Nov. 9 (Bloomberg) -- Coffee growers in Brazil, the world’s largest producer of the commodity, are holding back beans as prices continue to fall, limiting the volume of trades, according to brokers Flavour Coffee and Cazarini Trading Co.
Arabica coffee futures traded in New York have fallen 33 percent so far this year partly because of a bigger crop in Brazil and rising stockpiles. The commodity is the worst performer in the Standard & Poor’s GSCI index of 24 raw materials. Coffee inventories in warehouses monitored by ICE Futures U.S. stood at 2.43 million bags, the highest since April 2010, exchange data on Bloomberg showed.
“Current falling prices are keeping producers and cooperatives aside of the market,” Flavour Coffee said in a report e-mailed yesterday. “Much less volume is being offered.”

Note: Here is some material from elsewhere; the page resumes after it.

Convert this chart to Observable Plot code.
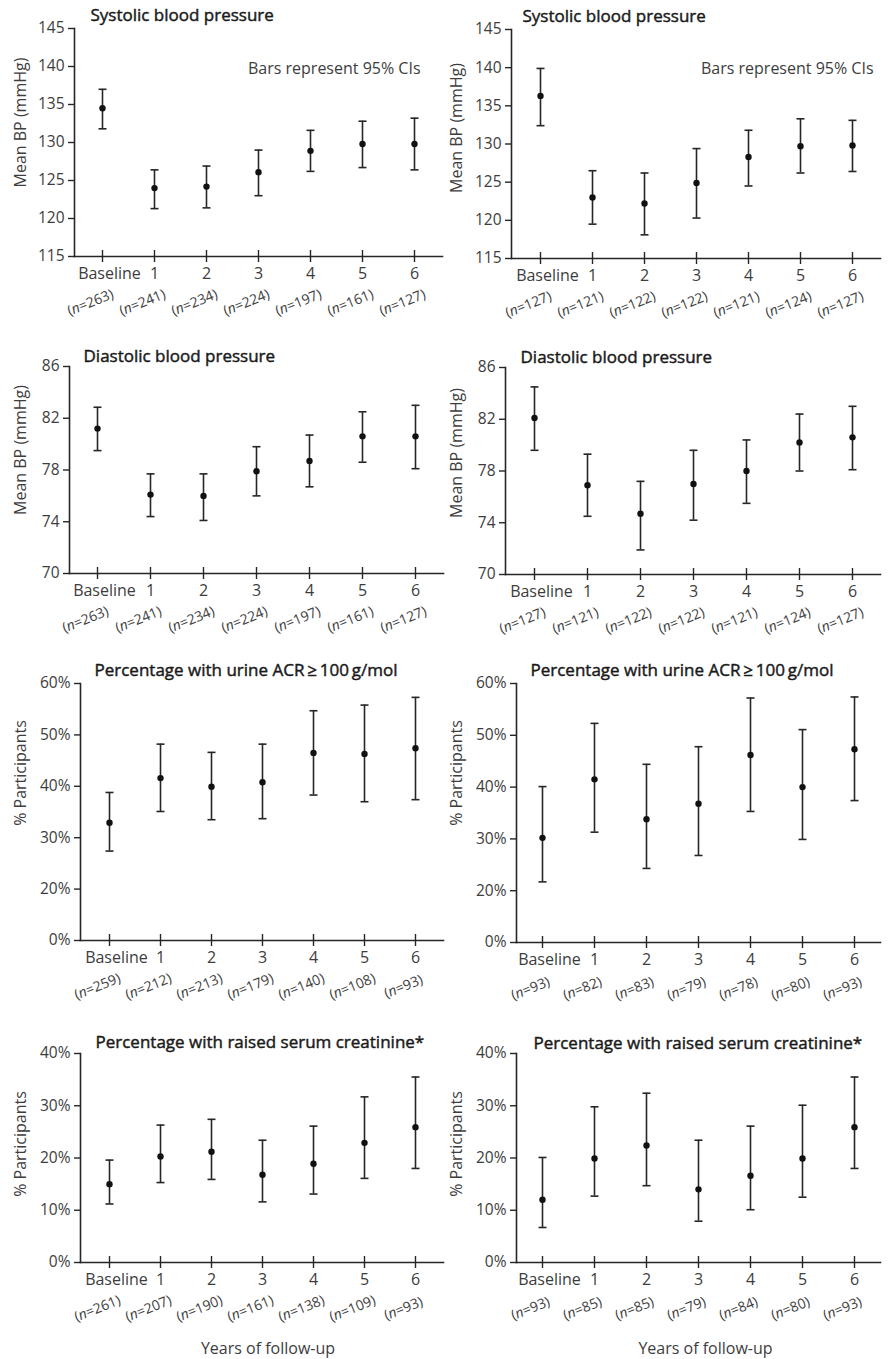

Exporters are also not buying as the price offered by producers would mean a loss for them, Flavour Coffee said. The discount being given by producers for their beans is still not low enough to attract new sales, Thiago Cazarini, a broker at Cazarini Trading in Varginha, Brazil, said in a report e-mailed yesterday. Varginha is in Minas Gerais, Brazil’s biggest arabica-producing state.
“Differentials remain firm and it has been very hard, more than before, to add new sales to the books,” Cazarini said, referring to a discount or a premium paid to obtain physical coffee in relation to the price on the futures market.
Fine-cup arabica coffee beans from Brazil were trading at a discount of 8 cents a pound to the price on ICE, unchanged from the previous week, according to Flavour Coffee data. Good-cup quality coffee was at a discount of 19 cents a pound, compared with 18 cents a pound last week. Fine-cup beans are usually more expensive because of their taste profile.
Conillons, as Brazilian robusta beans are known, were at a premium of 18 cents a pound ($397 a metric ton) to the price on the NYSE Liffe exchange in London, up from 15 cents a pound a week earlier, according to Flavour Coffee data.
Robusta coffee for January delivery slid 0.2 percent to $1,963 a ton by 10:09 a.m. in London. Arabica coffee for December delivery declined 0.1 percent to $1.512 a pound in New York.